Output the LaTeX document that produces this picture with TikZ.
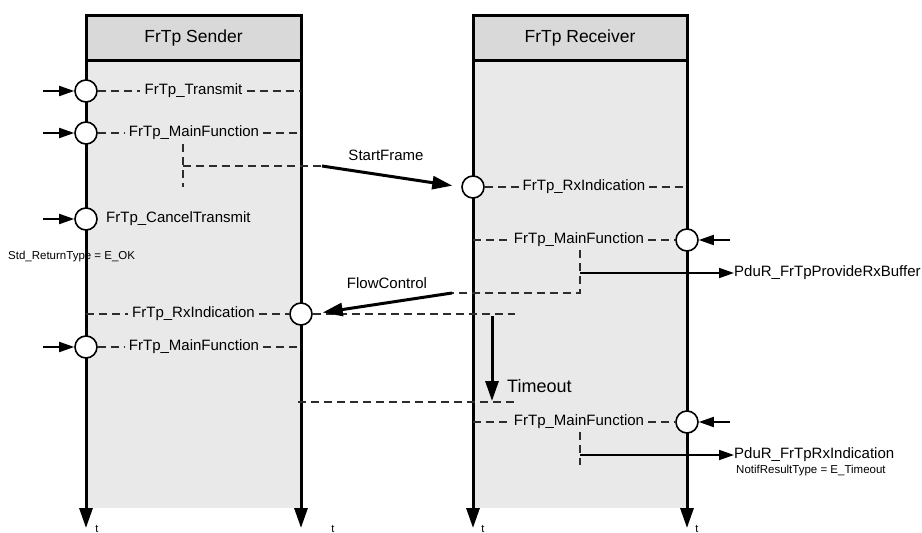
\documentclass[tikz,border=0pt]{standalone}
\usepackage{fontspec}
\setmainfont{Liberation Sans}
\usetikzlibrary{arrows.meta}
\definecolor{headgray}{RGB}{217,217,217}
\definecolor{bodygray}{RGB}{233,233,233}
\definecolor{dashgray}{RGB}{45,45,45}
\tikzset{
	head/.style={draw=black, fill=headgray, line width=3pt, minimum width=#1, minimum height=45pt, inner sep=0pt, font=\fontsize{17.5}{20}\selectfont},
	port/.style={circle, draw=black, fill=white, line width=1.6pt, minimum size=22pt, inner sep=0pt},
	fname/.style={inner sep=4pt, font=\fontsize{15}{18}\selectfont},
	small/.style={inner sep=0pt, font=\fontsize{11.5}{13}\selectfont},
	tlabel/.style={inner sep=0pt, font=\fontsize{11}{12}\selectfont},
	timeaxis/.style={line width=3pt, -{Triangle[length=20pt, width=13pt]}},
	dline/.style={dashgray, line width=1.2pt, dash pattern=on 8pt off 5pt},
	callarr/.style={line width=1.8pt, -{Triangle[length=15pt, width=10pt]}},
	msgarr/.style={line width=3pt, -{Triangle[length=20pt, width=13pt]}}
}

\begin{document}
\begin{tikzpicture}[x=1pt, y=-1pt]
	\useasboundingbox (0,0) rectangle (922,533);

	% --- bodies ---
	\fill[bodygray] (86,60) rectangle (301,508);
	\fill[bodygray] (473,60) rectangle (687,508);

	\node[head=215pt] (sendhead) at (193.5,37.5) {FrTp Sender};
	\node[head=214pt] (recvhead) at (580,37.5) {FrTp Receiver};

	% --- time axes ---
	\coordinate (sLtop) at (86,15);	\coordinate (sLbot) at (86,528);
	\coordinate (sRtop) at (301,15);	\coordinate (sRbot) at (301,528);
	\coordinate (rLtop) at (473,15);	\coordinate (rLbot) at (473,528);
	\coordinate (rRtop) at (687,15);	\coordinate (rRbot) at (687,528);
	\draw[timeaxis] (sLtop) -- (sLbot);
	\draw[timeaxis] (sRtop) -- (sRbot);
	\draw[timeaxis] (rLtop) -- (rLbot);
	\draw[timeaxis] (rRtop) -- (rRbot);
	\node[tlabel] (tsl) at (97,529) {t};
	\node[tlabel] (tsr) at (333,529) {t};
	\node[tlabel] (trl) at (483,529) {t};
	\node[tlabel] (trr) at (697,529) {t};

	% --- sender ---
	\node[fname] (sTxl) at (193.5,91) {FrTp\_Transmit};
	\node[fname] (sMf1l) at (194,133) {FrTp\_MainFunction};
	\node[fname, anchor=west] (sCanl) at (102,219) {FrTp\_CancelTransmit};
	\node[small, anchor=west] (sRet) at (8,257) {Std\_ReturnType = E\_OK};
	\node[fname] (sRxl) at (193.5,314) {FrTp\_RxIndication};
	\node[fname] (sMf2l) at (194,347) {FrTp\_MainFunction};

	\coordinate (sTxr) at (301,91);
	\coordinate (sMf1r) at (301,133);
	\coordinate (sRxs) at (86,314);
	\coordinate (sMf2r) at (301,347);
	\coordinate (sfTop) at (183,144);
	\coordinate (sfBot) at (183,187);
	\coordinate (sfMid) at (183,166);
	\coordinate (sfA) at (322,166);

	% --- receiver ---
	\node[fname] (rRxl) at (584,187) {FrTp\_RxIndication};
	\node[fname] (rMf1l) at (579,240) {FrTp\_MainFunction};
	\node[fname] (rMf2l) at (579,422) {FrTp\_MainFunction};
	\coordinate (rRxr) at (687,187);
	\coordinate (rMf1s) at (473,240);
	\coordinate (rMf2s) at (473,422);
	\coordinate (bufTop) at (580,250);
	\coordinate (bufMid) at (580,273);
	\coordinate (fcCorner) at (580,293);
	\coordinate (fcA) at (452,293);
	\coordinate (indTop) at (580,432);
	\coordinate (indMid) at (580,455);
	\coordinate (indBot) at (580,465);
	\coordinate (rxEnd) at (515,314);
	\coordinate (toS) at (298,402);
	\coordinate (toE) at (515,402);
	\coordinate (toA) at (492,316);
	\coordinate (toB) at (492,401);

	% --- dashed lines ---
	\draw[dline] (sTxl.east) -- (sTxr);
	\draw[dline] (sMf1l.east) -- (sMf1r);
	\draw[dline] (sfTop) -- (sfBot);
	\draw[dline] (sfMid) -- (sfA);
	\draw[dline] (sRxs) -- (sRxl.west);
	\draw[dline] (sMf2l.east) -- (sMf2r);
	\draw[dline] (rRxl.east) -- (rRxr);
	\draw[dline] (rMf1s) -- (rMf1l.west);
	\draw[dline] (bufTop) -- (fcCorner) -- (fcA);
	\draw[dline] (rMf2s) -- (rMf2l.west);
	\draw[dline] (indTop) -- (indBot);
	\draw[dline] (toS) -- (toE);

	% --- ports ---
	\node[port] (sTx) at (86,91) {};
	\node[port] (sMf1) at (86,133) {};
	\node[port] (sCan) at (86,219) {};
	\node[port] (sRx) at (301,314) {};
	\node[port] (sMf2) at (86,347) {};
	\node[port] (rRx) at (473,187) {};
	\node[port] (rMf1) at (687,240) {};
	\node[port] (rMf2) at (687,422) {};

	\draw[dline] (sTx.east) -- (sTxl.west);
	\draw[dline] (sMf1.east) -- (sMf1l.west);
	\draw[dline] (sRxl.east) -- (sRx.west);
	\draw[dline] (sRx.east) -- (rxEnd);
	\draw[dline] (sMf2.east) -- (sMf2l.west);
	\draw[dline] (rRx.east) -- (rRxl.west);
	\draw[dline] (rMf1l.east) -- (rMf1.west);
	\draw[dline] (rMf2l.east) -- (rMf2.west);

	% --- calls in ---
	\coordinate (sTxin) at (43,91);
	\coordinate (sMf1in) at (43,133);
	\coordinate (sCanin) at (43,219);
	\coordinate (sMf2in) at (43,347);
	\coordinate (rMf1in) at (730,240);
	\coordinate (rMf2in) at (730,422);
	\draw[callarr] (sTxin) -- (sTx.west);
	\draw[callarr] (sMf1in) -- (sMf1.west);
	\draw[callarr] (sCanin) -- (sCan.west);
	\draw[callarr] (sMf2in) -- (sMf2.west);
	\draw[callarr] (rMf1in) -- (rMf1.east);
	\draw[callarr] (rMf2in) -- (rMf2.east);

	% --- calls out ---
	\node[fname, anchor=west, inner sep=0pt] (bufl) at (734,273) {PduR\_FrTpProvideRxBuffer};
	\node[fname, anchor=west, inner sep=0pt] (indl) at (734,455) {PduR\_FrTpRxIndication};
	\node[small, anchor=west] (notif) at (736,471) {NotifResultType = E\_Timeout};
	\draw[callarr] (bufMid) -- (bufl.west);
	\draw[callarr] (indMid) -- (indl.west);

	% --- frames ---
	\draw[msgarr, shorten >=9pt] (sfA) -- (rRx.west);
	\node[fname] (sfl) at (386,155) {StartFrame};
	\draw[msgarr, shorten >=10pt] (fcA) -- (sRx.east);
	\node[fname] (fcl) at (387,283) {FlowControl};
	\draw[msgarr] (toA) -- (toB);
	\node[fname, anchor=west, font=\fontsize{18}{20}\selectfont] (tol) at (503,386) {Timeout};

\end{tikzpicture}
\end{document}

Problem ::
In the data above, please extract the lines from the first one through the line with "(trr) at (697,529)", exactly, and keep pictures out.

Full response ::
Output the LaTeX document that produces this picture with TikZ.
\documentclass[tikz,border=0pt]{standalone}
\usepackage{fontspec}
\setmainfont{Liberation Sans}
\usetikzlibrary{arrows.meta}
\definecolor{headgray}{RGB}{217,217,217}
\definecolor{bodygray}{RGB}{233,233,233}
\definecolor{dashgray}{RGB}{45,45,45}
\tikzset{
	head/.style={draw=black, fill=headgray, line width=3pt, minimum width=#1, minimum height=45pt, inner sep=0pt, font=\fontsize{17.5}{20}\selectfont},
	port/.style={circle, draw=black, fill=white, line width=1.6pt, minimum size=22pt, inner sep=0pt},
	fname/.style={inner sep=4pt, font=\fontsize{15}{18}\selectfont},
	small/.style={inner sep=0pt, font=\fontsize{11.5}{13}\selectfont},
	tlabel/.style={inner sep=0pt, font=\fontsize{11}{12}\selectfont},
	timeaxis/.style={line width=3pt, -{Triangle[length=20pt, width=13pt]}},
	dline/.style={dashgray, line width=1.2pt, dash pattern=on 8pt off 5pt},
	callarr/.style={line width=1.8pt, -{Triangle[length=15pt, width=10pt]}},
	msgarr/.style={line width=3pt, -{Triangle[length=20pt, width=13pt]}}
}

\begin{document}
\begin{tikzpicture}[x=1pt, y=-1pt]
	\useasboundingbox (0,0) rectangle (922,533);

	% --- bodies ---
	\fill[bodygray] (86,60) rectangle (301,508);
	\fill[bodygray] (473,60) rectangle (687,508);

	\node[head=215pt] (sendhead) at (193.5,37.5) {FrTp Sender};
	\node[head=214pt] (recvhead) at (580,37.5) {FrTp Receiver};

	% --- time axes ---
	\coordinate (sLtop) at (86,15);	\coordinate (sLbot) at (86,528);
	\coordinate (sRtop) at (301,15);	\coordinate (sRbot) at (301,528);
	\coordinate (rLtop) at (473,15);	\coordinate (rLbot) at (473,528);
	\coordinate (rRtop) at (687,15);	\coordinate (rRbot) at (687,528);
	\draw[timeaxis] (sLtop) -- (sLbot);
	\draw[timeaxis] (sRtop) -- (sRbot);
	\draw[timeaxis] (rLtop) -- (rLbot);
	\draw[timeaxis] (rRtop) -- (rRbot);
	\node[tlabel] (tsl) at (97,529) {t};
	\node[tlabel] (tsr) at (333,529) {t};
	\node[tlabel] (trl) at (483,529) {t};
	\node[tlabel] (trr) at (697,529) {t};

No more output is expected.